### What this task involves
Transcribe the listing exactly, leaving out every picture.

### Collected material
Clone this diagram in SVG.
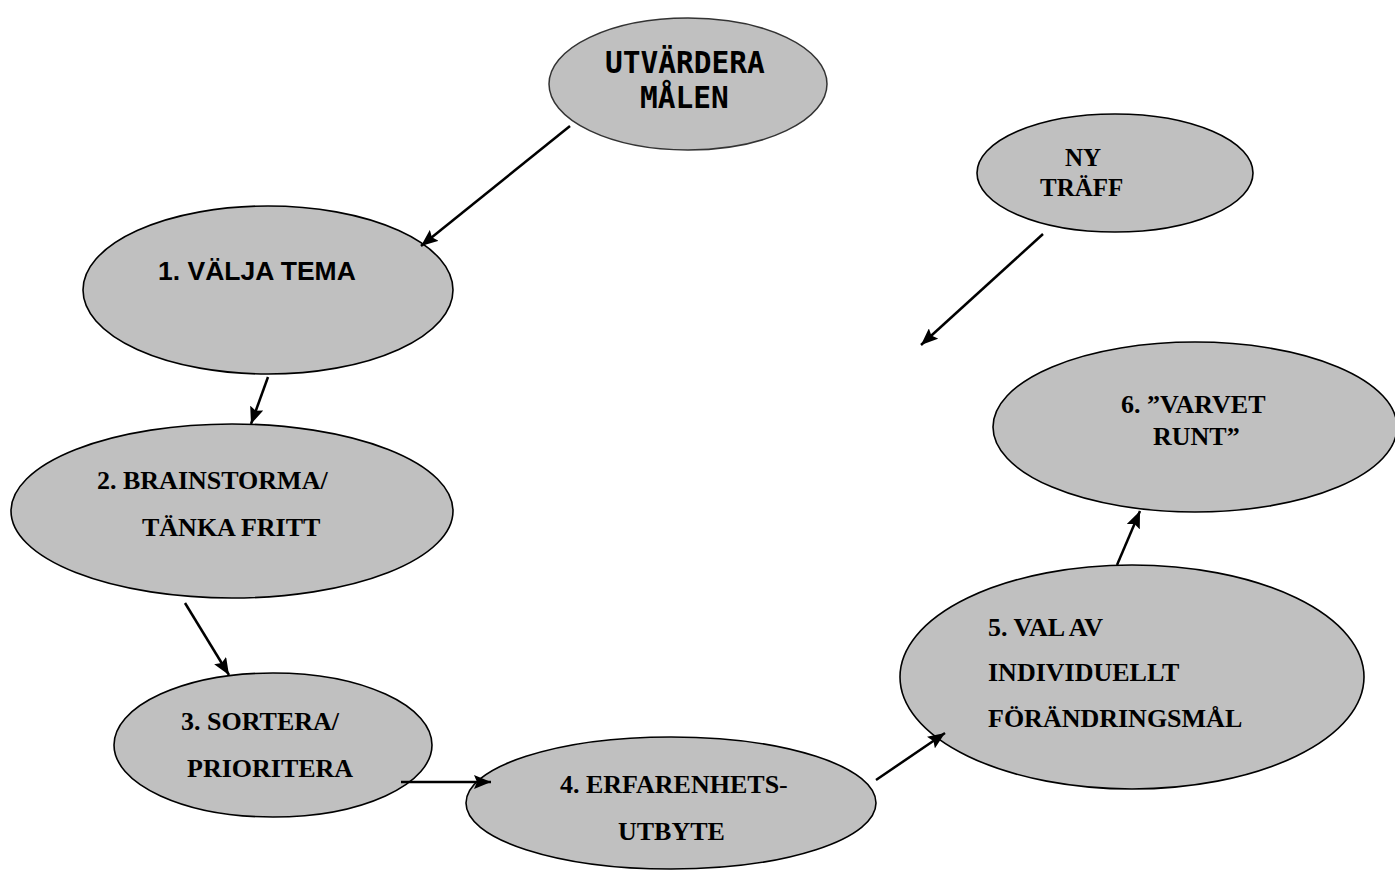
<svg xmlns="http://www.w3.org/2000/svg" width="1395" height="875" viewBox="0 0 1395 875">
<defs>
<marker id="ah" markerUnits="userSpaceOnUse" markerWidth="18" markerHeight="14" refX="17" refY="7" orient="auto">
<path d="M0,0 L17,7 L0,14 L3,7 z" fill="#000"/>
</marker>
<style>
.node ellipse{fill:#c0c0c0;stroke:#000;stroke-width:1.6}
.t{font-family:"Liberation Serif","Times New Roman",serif;font-weight:bold;font-size:26px;fill:#000}
.a{font-family:"Liberation Sans",Arial,sans-serif;font-weight:bold;font-size:26.5px;fill:#000}
.m{font-family:"DejaVu Sans Mono",monospace;font-weight:bold;font-size:29.5px;fill:#000}
#connectors line{stroke:#000;stroke-width:2.5;marker-end:url(#ah)}
</style>
</defs>
<rect width="1395" height="875" fill="#fff"/>
<g id="n0" class="node">
<ellipse cx="688" cy="84" rx="139" ry="66" style="stroke:#333;stroke-width:1.5"/>
<text class="m" x="605" y="73">UTVÄRDERA</text>
<text class="m" x="640" y="108">MÅLEN</text>
</g>
<g id="n1" class="node">
<ellipse cx="268" cy="290" rx="185" ry="84"/>
<text class="a" x="158" y="280">1. VÄLJA TEMA</text>
</g>
<g id="n2" class="node">
<ellipse cx="232" cy="511" rx="221" ry="87"/>
<text class="t" x="97" y="489">2. BRAINSTORMA/</text>
<text class="t" x="142" y="536">TÄNKA FRITT</text>
</g>
<g id="n3" class="node">
<ellipse cx="273" cy="745" rx="159" ry="72"/>
<text class="t" x="181" y="730">3. SORTERA/</text>
<text class="t" x="187" y="777">PRIORITERA</text>
</g>
<g id="n4" class="node">
<ellipse cx="671" cy="803" rx="205" ry="66"/>
<text class="t" x="560" y="793">4. ERFARENHETS<tspan font-weight="normal">-</tspan></text>
<text class="t" x="618" y="840">UTBYTE</text>
</g>
<g id="n5" class="node">
<ellipse cx="1132" cy="677" rx="232" ry="112"/>
<text class="t" x="988" y="636">5. VAL AV</text>
<text class="t" x="988" y="681">INDIVIDUELLT</text>
<text class="t" x="988" y="727">FÖRÄNDRINGSMÅL</text>
</g>
<g id="n6" class="node">
<ellipse cx="1195" cy="427" rx="202" ry="85"/>
<text class="t" x="1121" y="413">6. ”VARVET</text>
<text class="t" x="1153" y="445">RUNT”</text>
</g>
<g id="n7" class="node">
<ellipse cx="1115" cy="173" rx="138" ry="59"/>
<text class="t" x="1065" y="166" style="font-size:25px">NY</text>
<text class="t" x="1040" y="196" style="font-size:25px">TRÄFF</text>
</g>
<g id="connectors">
<line x1="570" y1="126" x2="421" y2="246"/>
<line x1="268" y1="377" x2="251" y2="424"/>
<line x1="185" y1="603" x2="229" y2="675"/>
<line x1="401" y1="782" x2="491" y2="782"/>
<line x1="876" y1="780" x2="945" y2="733"/>
<line x1="1117" y1="565" x2="1140" y2="511"/>
<line x1="1043" y1="234" x2="921" y2="345"/>
</g>
</svg>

### Solved exercise
Clone this diagram in SVG.
<svg xmlns="http://www.w3.org/2000/svg" width="1395" height="875" viewBox="0 0 1395 875">
<defs>
<marker id="ah" markerUnits="userSpaceOnUse" markerWidth="18" markerHeight="14" refX="17" refY="7" orient="auto">
<path d="M0,0 L17,7 L0,14 L3,7 z" fill="#000"/>
</marker>
<style>
.node ellipse{fill:#c0c0c0;stroke:#000;stroke-width:1.6}
.t{font-family:"Liberation Serif","Times New Roman",serif;font-weight:bold;font-size:26px;fill:#000}
.a{font-family:"Liberation Sans",Arial,sans-serif;font-weight:bold;font-size:26.5px;fill:#000}
.m{font-family:"DejaVu Sans Mono",monospace;font-weight:bold;font-size:29.5px;fill:#000}
#connectors line{stroke:#000;stroke-width:2.5;marker-end:url(#ah)}
</style>
</defs>
<rect width="1395" height="875" fill="#fff"/>
<g id="n0" class="node">
<ellipse cx="688" cy="84" rx="139" ry="66" style="stroke:#333;stroke-width:1.5"/>
<text class="m" x="605" y="73">UTVÄRDERA</text>
<text class="m" x="640" y="108">MÅLEN</text>
</g>
<g id="n1" class="node">
<ellipse cx="268" cy="290" rx="185" ry="84"/>
<text class="a" x="158" y="280">1. VÄLJA TEMA</text>
</g>
<g id="n2" class="node">
<ellipse cx="232" cy="511" rx="221" ry="87"/>
<text class="t" x="97" y="489">2. BRAINSTORMA/</text>
<text class="t" x="142" y="536">TÄNKA FRITT</text>
</g>
<g id="n3" class="node">
<ellipse cx="273" cy="745" rx="159" ry="72"/>
<text class="t" x="181" y="730">3. SORTERA/</text>
<text class="t" x="187" y="777">PRIORITERA</text>
</g>
<g id="n4" class="node">
<ellipse cx="671" cy="803" rx="205" ry="66"/>
<text class="t" x="560" y="793">4. ERFARENHETS<tspan font-weight="normal">-</tspan></text>
<text class="t" x="618" y="840">UTBYTE</text>
</g>
<g id="n5" class="node">
<ellipse cx="1132" cy="677" rx="232" ry="112"/>
<text class="t" x="988" y="636">5. VAL AV</text>
<text class="t" x="988" y="681">INDIVIDUELLT</text>
<text class="t" x="988" y="727">FÖRÄNDRINGSMÅL</text>
</g>
<g id="n6" class="node">
<ellipse cx="1195" cy="427" rx="202" ry="85"/>
<text class="t" x="1121" y="413">6. ”VARVET</text>
<text class="t" x="1153" y="445">RUNT”</text>
</g>
<g id="n7" class="node">
<ellipse cx="1115" cy="173" rx="138" ry="59"/>
<text class="t" x="1065" y="166" style="font-size:25px">NY</text>
<text class="t" x="1040" y="196" style="font-size:25px">TRÄFF</text>
</g>
<g id="connectors">
<line x1="570" y1="126" x2="421" y2="246"/>
<line x1="268" y1="377" x2="251" y2="424"/>
<line x1="185" y1="603" x2="229" y2="675"/>
<line x1="401" y1="782" x2="491" y2="782"/>
<line x1="876" y1="780" x2="945" y2="733"/>
<line x1="1117" y1="565" x2="1140" y2="511"/>
<line x1="1043" y1="234" x2="921" y2="345"/>
</g>
</svg>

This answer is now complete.